La broma






Los ojos de la vecindad no daban crédito a los hechos: jamás imaginaron que a sus vecinos les sucediera semejante atrocidad.

Hubo gritos antes de que sujetaran a Uberto Suárez y lo sacaran entre cuatro policías enrollado entre cobijas, dicen que mordió a dos antes de caer de bruces al intentar trepar por la pared. El hilo de sangre que escurría del cuerpo de su esposa Valentina, cubierto con una sábana blanca, se perdió al subirlo a la ambulancia.

Sus mentes no lograban engarzar los hechos.

El señor Suarez era muy bromista y no perdía oportunidad de divertirse a costa de su esposa: compraba ratones, pistolitas eléctricas, goma de mascar con chile y cuanta cosa encontrara en el mercado de sonora. En una ocasión, le echó a la bebida una cucaracha de plástico encerrada en un cubo de hielo; ella pegó un salto y le aventó el vaso.

Le rogó que lo perdonara, recordándole que era parte de su. Ella se limitó a mirarlo con severidad, seguro en ese momento maquinaba su venganza. Uberto lo presintió y anduvo muy solícito en los días siguientes. No dijo nada al ver la casa sin asear; sin embargo, cuando consideró urgente y tomó el sacudidor para eliminar unas telarañas, ella le gritoneo como loca; así que mejor se encerró en su habitación.

No teniendo en qué ocupar su tiempo, desempolvo su cajita de bromas, las contempló, suspiró y las guardó hasta el fondo del ropero, imaginando que podían desaparecer en algún momento.

Una noche, Uberto se despertó con la inquietud de que trepaban arañas por la cama. Tal era la sensación que a ratos iba al baño a sacudirse de pies a cabeza, incluso se bañó y se cambió el pijama. No era inmune al miedo o a fobias de animales rastreros o arácnidos, pero sabía que el secreto estaba en no pensar.

Al tercer día, al verlo sin apetito, con terribles dolores de cabeza, ojeras azules y con una oreja hinchada de tanto rascarse, la señora Valentina decidió llevarlo al doctor. Lo revisaron, le hicieron mil preguntas, le mandaron análisis de cuanto se le ocurrió al galeno, pero nada parecía tener sentido. La señora Valentina no podía verlo, parecía angustiada y andaba con cara de culpabilidad. Se atrevió a comentar que hacía dos noches su esposo soñó con terribles arácnidos acechando la cama. El doctor la miró con conmiseración y no hizo el más mínimo caso. Ella intentó continuar, pero la atención del especialista se encontraba en otro lado.
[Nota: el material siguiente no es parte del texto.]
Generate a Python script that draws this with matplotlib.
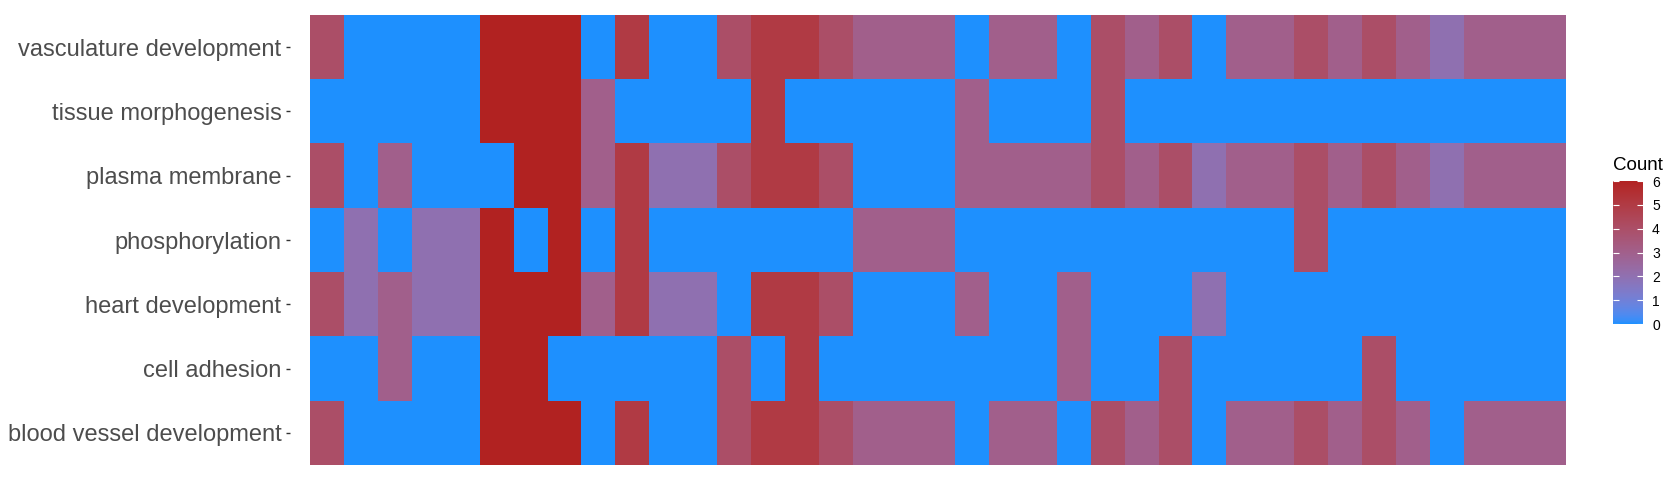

La casa de la vecindad parecía más oscura, nadie sabía de los acontecimientos que se desarrollaban al interior. Al día siguiente a la visita médica el Señor Suárez había cambiado en forma extrema, parecía que el problema había tocado fondo y ayudado por las vitaminas y otros fármacos, regresó su apetito, aunque sólo de carne, mucha carne, los dolores de cabeza desaparecieron; sin embargo, sus ojos se tornaron más severos y las ojeras se agudizaron.

La señora sólo salía al mercado, se notaba cansada, más delgada; los lentes oscuros simulaban un rostro marchito. Pómulos hundidos y ojos cansados, le acentuaban una extraña oscuridad. Su esposo no asomaba la cabeza. Las luces de la casa ya no se encendían.

Pasaron días sin que se detectaran movimientos en el interior de la casa. Daba la sensación de estar abandonada. Ella ya no salía ni al mercado.

Una noche, antes de la llegada de los policías, la señora, con el cuerpo mordido en varios puntos, reflexionaba en que no había tenido el valor de enfrentar las consecuencias, si es que alguien pudiera creer su historia:

Recordaba haber dejado que la casa se llenara de arañas, justo para preparar la broma: Uberto Suarez le temía a los arácnidos, lo sabía. Se llenaría de valor para atrapar una y echársela cuando estuviera dormido para que supiera lo que es el miedo. Pero no sucedió así: la colocó en su oreja, pero éste despertó hasta entrada la noche; cuando fue al baño a sacudirse, ella buscó al arácnido entre las sábanas, pero no encontró rastro alguno. Ahora no quería deducir las consecuencias.

Se había quedado dormida, su cuerpo estaba cansado y débil, sabía que ya no había nada qué hacer, las cosas habían trascendido más allá de lo que nadie se hubiera imaginado. Al despertar, la penumbra de la casa era completa, sólo distinguió unos ojillos rojos y brillantes acechando arriba de la cómoda. Suspiró, se encomendó a Dios y cerró los ojos.